### To be done
Pictures in the data should be dropped; transcribe exactly the lines from the one that has "Clone this chart in Apache ECharts." through the one that has "var rTicksLabelled = [0, 5];".
>> Begin Provided data
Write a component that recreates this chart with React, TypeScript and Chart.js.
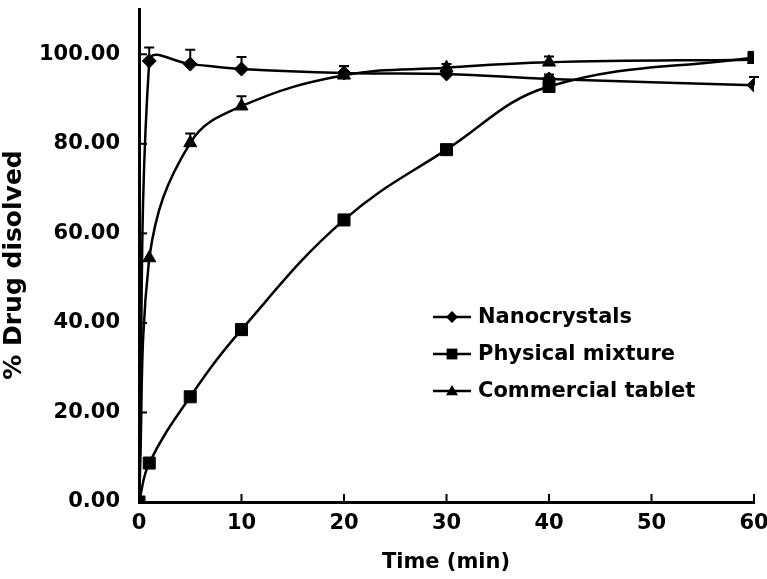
>> End Provided data
>> Begin Provided data
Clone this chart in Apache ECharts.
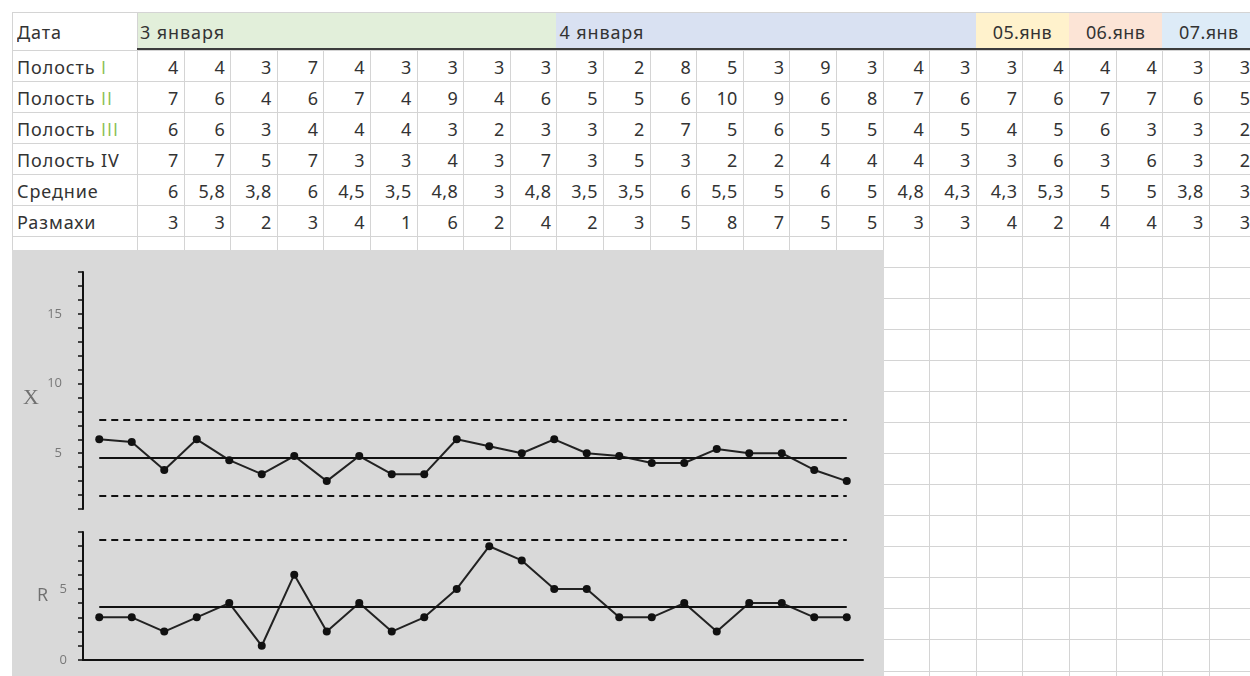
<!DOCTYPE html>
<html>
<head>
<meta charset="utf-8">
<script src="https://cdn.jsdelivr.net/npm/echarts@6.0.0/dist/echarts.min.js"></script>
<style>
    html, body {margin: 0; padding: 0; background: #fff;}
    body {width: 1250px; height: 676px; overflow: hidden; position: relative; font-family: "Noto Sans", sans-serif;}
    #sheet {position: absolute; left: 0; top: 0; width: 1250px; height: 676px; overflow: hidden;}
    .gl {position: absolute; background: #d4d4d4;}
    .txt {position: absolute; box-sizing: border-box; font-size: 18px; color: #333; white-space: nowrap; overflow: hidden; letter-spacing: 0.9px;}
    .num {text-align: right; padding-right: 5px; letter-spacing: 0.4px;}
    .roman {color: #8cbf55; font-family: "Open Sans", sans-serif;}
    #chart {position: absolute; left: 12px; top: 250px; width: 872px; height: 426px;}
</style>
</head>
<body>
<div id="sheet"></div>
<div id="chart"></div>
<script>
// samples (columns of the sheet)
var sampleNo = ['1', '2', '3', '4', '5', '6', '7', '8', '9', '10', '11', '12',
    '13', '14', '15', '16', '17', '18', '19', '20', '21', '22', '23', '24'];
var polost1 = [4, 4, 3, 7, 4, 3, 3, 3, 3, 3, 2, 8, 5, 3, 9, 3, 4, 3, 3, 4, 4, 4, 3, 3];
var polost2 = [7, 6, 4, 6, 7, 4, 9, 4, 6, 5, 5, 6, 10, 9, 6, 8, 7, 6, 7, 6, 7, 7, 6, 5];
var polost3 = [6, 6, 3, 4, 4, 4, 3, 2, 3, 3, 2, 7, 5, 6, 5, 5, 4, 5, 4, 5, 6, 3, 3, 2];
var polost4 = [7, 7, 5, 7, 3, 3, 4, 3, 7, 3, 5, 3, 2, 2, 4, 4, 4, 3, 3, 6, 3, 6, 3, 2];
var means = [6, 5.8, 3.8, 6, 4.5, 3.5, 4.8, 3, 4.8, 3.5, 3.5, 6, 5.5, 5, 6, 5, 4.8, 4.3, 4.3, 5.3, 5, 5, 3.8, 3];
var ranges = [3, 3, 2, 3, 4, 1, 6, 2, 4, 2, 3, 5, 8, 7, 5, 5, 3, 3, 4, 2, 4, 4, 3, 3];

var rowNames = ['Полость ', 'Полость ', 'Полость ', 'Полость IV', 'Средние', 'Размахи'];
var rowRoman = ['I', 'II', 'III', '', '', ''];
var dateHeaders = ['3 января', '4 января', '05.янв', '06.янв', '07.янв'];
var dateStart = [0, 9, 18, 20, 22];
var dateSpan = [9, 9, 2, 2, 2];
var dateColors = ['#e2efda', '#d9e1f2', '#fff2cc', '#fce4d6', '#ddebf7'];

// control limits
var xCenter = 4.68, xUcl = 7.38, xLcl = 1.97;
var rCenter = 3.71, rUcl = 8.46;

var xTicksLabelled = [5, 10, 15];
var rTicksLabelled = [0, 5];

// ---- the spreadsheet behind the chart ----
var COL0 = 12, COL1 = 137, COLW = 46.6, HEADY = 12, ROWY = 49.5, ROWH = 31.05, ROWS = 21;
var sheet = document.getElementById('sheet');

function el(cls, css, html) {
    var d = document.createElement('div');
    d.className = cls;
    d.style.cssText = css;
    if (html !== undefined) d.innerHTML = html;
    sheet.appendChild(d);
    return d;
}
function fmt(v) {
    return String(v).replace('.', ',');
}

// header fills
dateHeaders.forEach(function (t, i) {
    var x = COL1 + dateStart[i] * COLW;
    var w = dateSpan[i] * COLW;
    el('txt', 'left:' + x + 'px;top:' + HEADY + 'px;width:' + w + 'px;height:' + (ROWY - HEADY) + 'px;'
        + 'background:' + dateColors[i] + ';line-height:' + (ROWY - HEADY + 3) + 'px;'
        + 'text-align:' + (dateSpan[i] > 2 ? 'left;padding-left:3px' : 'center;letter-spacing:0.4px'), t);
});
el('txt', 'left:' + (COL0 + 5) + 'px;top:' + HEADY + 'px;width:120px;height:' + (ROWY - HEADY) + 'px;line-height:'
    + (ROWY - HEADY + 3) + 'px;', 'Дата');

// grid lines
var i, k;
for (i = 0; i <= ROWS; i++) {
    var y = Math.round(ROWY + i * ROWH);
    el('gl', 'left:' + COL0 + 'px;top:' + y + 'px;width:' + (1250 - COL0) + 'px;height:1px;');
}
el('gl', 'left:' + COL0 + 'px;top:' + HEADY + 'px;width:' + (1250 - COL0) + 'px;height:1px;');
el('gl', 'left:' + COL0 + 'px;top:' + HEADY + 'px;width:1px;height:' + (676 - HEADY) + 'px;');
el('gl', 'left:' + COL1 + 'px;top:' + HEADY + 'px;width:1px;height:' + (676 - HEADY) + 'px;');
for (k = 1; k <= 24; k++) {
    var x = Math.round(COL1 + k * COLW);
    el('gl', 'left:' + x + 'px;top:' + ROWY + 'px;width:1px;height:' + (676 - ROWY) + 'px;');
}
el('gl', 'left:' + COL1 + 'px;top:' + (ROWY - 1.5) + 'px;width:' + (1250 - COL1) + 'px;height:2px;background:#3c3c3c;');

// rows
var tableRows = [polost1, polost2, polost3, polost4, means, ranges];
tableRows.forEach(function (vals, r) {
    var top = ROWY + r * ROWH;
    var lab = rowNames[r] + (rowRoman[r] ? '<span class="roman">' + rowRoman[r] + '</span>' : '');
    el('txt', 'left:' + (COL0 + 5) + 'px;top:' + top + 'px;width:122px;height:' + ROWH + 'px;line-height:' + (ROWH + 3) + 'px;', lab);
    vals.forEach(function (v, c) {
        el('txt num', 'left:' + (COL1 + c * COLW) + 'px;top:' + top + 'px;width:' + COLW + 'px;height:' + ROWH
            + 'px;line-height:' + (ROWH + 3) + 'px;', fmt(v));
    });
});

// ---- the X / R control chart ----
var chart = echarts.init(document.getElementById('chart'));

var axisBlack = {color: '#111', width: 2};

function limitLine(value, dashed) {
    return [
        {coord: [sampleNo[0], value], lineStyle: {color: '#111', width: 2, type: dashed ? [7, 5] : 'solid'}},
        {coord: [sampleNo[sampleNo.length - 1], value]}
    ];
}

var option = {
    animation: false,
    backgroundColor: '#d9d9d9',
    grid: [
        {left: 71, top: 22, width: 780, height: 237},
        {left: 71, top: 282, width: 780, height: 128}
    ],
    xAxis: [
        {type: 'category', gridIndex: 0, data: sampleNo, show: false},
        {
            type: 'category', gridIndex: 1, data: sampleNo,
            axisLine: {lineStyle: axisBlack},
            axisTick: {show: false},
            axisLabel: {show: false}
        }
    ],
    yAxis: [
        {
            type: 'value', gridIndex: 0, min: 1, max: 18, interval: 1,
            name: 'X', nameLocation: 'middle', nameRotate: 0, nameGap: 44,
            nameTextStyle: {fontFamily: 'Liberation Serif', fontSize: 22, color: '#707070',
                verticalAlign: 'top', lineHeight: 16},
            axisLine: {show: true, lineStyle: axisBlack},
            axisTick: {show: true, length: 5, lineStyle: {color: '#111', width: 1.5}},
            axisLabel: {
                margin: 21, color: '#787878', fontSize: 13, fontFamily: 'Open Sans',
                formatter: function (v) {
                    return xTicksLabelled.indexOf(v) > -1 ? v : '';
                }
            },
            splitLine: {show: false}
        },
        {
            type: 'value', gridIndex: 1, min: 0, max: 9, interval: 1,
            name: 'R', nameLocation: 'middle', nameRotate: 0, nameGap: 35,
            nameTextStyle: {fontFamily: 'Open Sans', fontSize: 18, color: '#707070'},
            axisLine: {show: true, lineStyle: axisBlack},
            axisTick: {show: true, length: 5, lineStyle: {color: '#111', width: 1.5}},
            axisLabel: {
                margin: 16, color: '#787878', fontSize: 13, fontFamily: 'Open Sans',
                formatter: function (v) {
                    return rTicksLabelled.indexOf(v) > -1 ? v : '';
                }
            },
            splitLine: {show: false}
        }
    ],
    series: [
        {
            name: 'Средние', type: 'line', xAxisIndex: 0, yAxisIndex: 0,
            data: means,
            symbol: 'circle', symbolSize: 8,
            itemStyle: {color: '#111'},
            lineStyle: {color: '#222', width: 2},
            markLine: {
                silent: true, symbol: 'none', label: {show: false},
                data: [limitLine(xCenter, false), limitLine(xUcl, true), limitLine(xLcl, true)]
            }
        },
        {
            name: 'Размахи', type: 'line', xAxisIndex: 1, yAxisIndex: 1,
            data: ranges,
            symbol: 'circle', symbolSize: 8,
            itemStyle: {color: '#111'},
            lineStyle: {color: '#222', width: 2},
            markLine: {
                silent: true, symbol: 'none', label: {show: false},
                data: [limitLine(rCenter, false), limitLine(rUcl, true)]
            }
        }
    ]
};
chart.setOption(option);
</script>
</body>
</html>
>> End Provided data
### Solution to the exercise
Clone this chart in Apache ECharts.
<!DOCTYPE html>
<html>
<head>
<meta charset="utf-8">
<script src="https://cdn.jsdelivr.net/npm/echarts@6.0.0/dist/echarts.min.js"></script>
<style>
    html, body {margin: 0; padding: 0; background: #fff;}
    body {width: 1250px; height: 676px; overflow: hidden; position: relative; font-family: "Noto Sans", sans-serif;}
    #sheet {position: absolute; left: 0; top: 0; width: 1250px; height: 676px; overflow: hidden;}
    .gl {position: absolute; background: #d4d4d4;}
    .txt {position: absolute; box-sizing: border-box; font-size: 18px; color: #333; white-space: nowrap; overflow: hidden; letter-spacing: 0.9px;}
    .num {text-align: right; padding-right: 5px; letter-spacing: 0.4px;}
    .roman {color: #8cbf55; font-family: "Open Sans", sans-serif;}
    #chart {position: absolute; left: 12px; top: 250px; width: 872px; height: 426px;}
</style>
</head>
<body>
<div id="sheet"></div>
<div id="chart"></div>
<script>
// samples (columns of the sheet)
var sampleNo = ['1', '2', '3', '4', '5', '6', '7', '8', '9', '10', '11', '12',
    '13', '14', '15', '16', '17', '18', '19', '20', '21', '22', '23', '24'];
var polost1 = [4, 4, 3, 7, 4, 3, 3, 3, 3, 3, 2, 8, 5, 3, 9, 3, 4, 3, 3, 4, 4, 4, 3, 3];
var polost2 = [7, 6, 4, 6, 7, 4, 9, 4, 6, 5, 5, 6, 10, 9, 6, 8, 7, 6, 7, 6, 7, 7, 6, 5];
var polost3 = [6, 6, 3, 4, 4, 4, 3, 2, 3, 3, 2, 7, 5, 6, 5, 5, 4, 5, 4, 5, 6, 3, 3, 2];
var polost4 = [7, 7, 5, 7, 3, 3, 4, 3, 7, 3, 5, 3, 2, 2, 4, 4, 4, 3, 3, 6, 3, 6, 3, 2];
var means = [6, 5.8, 3.8, 6, 4.5, 3.5, 4.8, 3, 4.8, 3.5, 3.5, 6, 5.5, 5, 6, 5, 4.8, 4.3, 4.3, 5.3, 5, 5, 3.8, 3];
var ranges = [3, 3, 2, 3, 4, 1, 6, 2, 4, 2, 3, 5, 8, 7, 5, 5, 3, 3, 4, 2, 4, 4, 3, 3];

var rowNames = ['Полость ', 'Полость ', 'Полость ', 'Полость IV', 'Средние', 'Размахи'];
var rowRoman = ['I', 'II', 'III', '', '', ''];
var dateHeaders = ['3 января', '4 января', '05.янв', '06.янв', '07.янв'];
var dateStart = [0, 9, 18, 20, 22];
var dateSpan = [9, 9, 2, 2, 2];
var dateColors = ['#e2efda', '#d9e1f2', '#fff2cc', '#fce4d6', '#ddebf7'];

// control limits
var xCenter = 4.68, xUcl = 7.38, xLcl = 1.97;
var rCenter = 3.71, rUcl = 8.46;

var xTicksLabelled = [5, 10, 15];
var rTicksLabelled = [0, 5];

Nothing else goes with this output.